Police and Crime Commissioners are here to stay
Police and Crime Commissioners are a good idea.
If people don’t like the school their children go to or the GP they visit when they’re sick, then they can increasingly choose to go elsewhere.
That’s not the case with policing.
If someone is fed up with a lack of police action to tackle the antisocial behaviour outside their house day after day, then they can’t request a different police service. They can’t even lobby their Police Authority to do something about it because hardly anybody knows that these Authorities exist.
The introduction of Police and Crime Commissioners (PCCs) to replace Police Authorities on the 15th November will change all this. For the first time the public will have directly elected individuals holding the police accountable, who will actively seek the views of the public and incorporate them into police force priorities.
Predictably, those who have always opposed PCCs want to use the expected low turnout to bash the idea, and to try to reverse the policy.
Turnout may well be low. Belt tightening in the public sector meant that the Coalition Government decided not to fund a free mail shot for candidates, which the Electoral Commission suggests would have boosted voter turnout by around 5.5%. In my book, this would have been worth the £30 million price tag. Turnout is also likely to be reduced further because the Lib Dems didn’t want the elections on the same day as other elections, hence holding them in the middle of November when miserable weather is likely to keep many voters away.

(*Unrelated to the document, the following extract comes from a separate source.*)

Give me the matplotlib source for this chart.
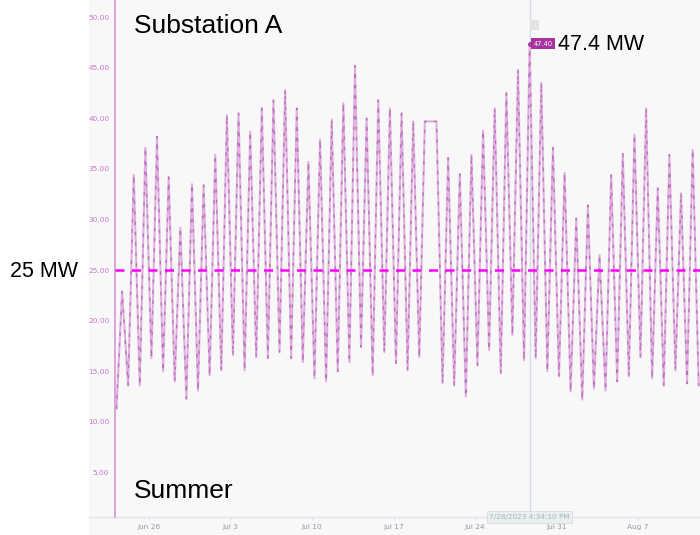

But let’s put things into perspective.
Current Police Authorities are elected by 0% of the public. Compared to these, PCCs represent a big increase in accountability and legitimacy. Furthermore, because of the size of police force areas, with each one covering an average 1.1 million people, even if turnout is depressingly low, each PCC will still have a sizeable number of votes behind them.
For example, a turnout of 15% would mean an average of 129,000 votes in each police force area. This compares to just 46,000 in the average parliamentary constituency at the 2010 General Elections. The highest personal mandate in 2010 was gained by Labour MP Stephen Timms (East Ham) with 35,471 votes. With a turnout of just 15%, the average PCCs will need to win just 27% of the vote in order to win more votes than him.
Police and Crime Commissioners are here to stay. Some opponents of elected police accountability seem to think that any hint of public involvement will lead instantly to mob justice and lynch mobs. In reality the role of PCCs will be to answer important but prosaic questions, like, do we need to increase the local police precept or can we deliver police services more efficiently? What role should the private and third sectors play in policing? And how do we get better at preventing crime?
The more paranoid fears of some opponents will simply not materialise, and they too will come to recognise that the introduction of Police and Crime Commissioners was a good idea. Their arrival will give the public a voice in the setting of police priorities; ensure the police are held strongly to account; and will mean, for the first time, a locally elected individual will take full responsibility in the fight against crime.